Die ersten Wochen der Trumpschen Präsidentschaft haben auch gezeigt, dass es keinen anderen Donald Trump gibt. Als Präsident ist er genau so wie als Wahlkämpfer. Trump "ist 70 Jahre alt, warum sollte er sich dann ändern", sagte der Journalist David Cay Johnston, Autor des Buches "Die Akte Trump", dem "Tagesspiegel".

Auch Johnston lässt kein gutes Haar an Trump: Er beschreibt ihn als ignorant und frei von Selbstkritik.

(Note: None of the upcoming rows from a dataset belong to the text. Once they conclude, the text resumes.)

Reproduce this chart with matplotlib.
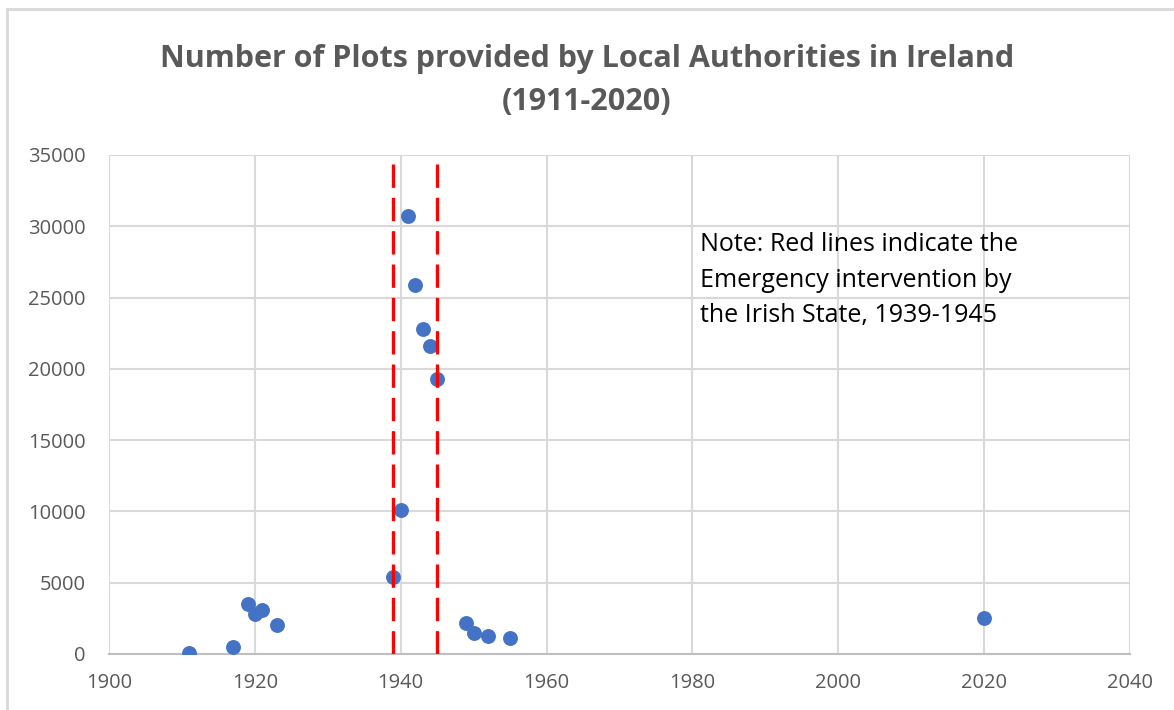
import matplotlib.pyplot as plt
from matplotlib.lines import Line2D

years = [1911, 1917, 1919, 1920, 1921, 1923, 1939, 1940, 1941, 1942, 1943,
         1944, 1945, 1949, 1950, 1952, 1955, 2020]
plots = [50, 500, 3500, 2800, 3050, 2050, 5400, 10100, 30700, 25900, 22800,
         21600, 19300, 2150, 1450, 1250, 1150, 2500]
emergency_years = [1939, 1945]
note = "Note: Red lines indicate the\nEmergency intervention by\nthe Irish State, 1939-1945"

plt.rcParams["font.family"] = ["Open Sans", "DejaVu Sans"]
grey = "#595959"

fig = plt.figure(figsize=(11.74, 7.10), dpi=100)
ax = fig.add_axes([0.0928, 0.0789, 0.8697, 0.7028])

ax.scatter(years, plots, s=115, color="#4472C4", zorder=3, linewidths=0)
for yr in emergency_years:
    ax.axvline(yr, ymin=0, ymax=0.99, color="red", linewidth=2.4,
               dashes=(7, 3), zorder=4)

ax.set_xlim(1900, 2040)
ax.set_ylim(0, 35000)
ax.set_xticks(range(1900, 2041, 20))
ax.set_yticks(range(0, 35001, 5000))
ax.grid(True, color="#d9d9d9", linewidth=1.5, zorder=0)
ax.set_axisbelow(True)
for side in ["top", "right", "left"]:
    ax.spines[side].set_visible(False)
ax.spines["bottom"].set_color("#bfbfbf")
ax.spines["bottom"].set_linewidth(1.5)
ax.tick_params(length=0, labelsize=14.5, labelcolor=grey)
ax.tick_params(axis="y", pad=17)
ax.tick_params(axis="x", pad=14)

ax.text(0.579, 0.845, note, transform=ax.transAxes, fontsize=18,
        color="black", va="top", ha="left", linespacing=1.55)

fig.text(0.5, 0.887, "Number of Plots provided by Local Authorities in Ireland\n(1911-2020)",
         ha="center", va="center", fontsize=22, fontweight="bold", color=grey,
         linespacing=1.55)

# chart frame
fig.add_artist(Line2D([0.006, 0.006], [0, 0.987], color="#d9d9d9", linewidth=2,
                      transform=fig.transFigure))
fig.add_artist(Line2D([0.006, 1], [0.987, 0.987], color="#d9d9d9", linewidth=2,
                      transform=fig.transFigure))

fig.savefig("out.png", dpi=100)
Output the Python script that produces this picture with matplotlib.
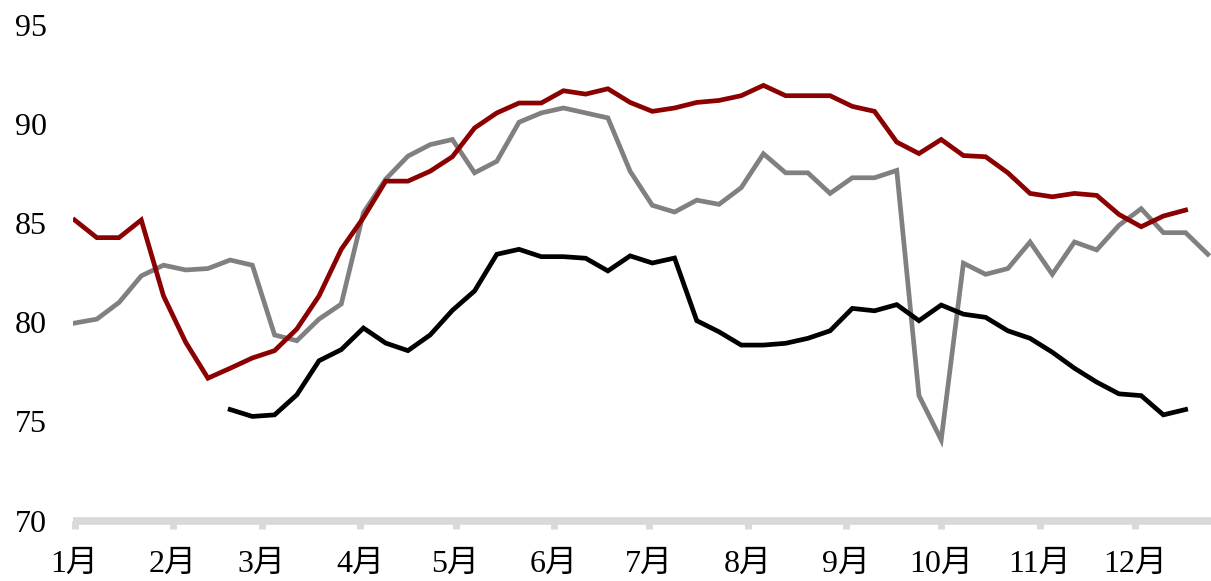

Die einzig Positive, was er über Trump zu sagen weiß, ist, dass er seinen Namen zu einem Label gemacht hat. Das sei immerhin eine Leistung.

Profiteur der sozialen Medien

Und das müssen auch seine Gegner anerkennen: Trump ist ein begnadeter Entertainer. Das haben diejenigen Berater erkannt, die ihn drängten, in die Politik zu gehen. Davon profitieren die Medien, denen er Aufmerksamkeit und Quote bringt.

Dabei hat kaum jemand die Boulevardisierung des öffentlichen Diskurses so für sich zu nutzen gewusst. Er war stets ein Objekt der Klatschpresse und der Promi-News, er hatte Shows im Fernsehen - befreit von Schamgefühl, bediente er Voyeurismus und Unterhaltungslust. Auch das Aufkommen der sozialen Medien und des Smartphones waren wahrscheinlich kein Nachteil für ihn. Kampagnenmanager berichten, dass die durchschnittliche Verweildauer bei einem Video in den sozialen Medien 22 Sekunden beträgt. Das fördert markige Sprüche und nicht Argumente, und das beherrscht Trump.

Der Autor Michael D’Antonio schriebt in dem Buch "Die Wahrheit über Donald Trump": "Facebook, Twitter, Instagram und selbst die Selfies, die in Unmengen ins Internet gestellt werden, sind Ausdruck jener Form von Eigenwerbung, die Trump sein Leben lang so erfolgreich betrieben hat. Der einzige Unterschied besteht darin, dass er es als Erster und in viel größerem Maßstab tat."

Vielleicht ist das die Frage, die die Präsidentschaft von Trump beantworten wird: Wie viel Ego und Boulevardisierung hält die Demokratie aus?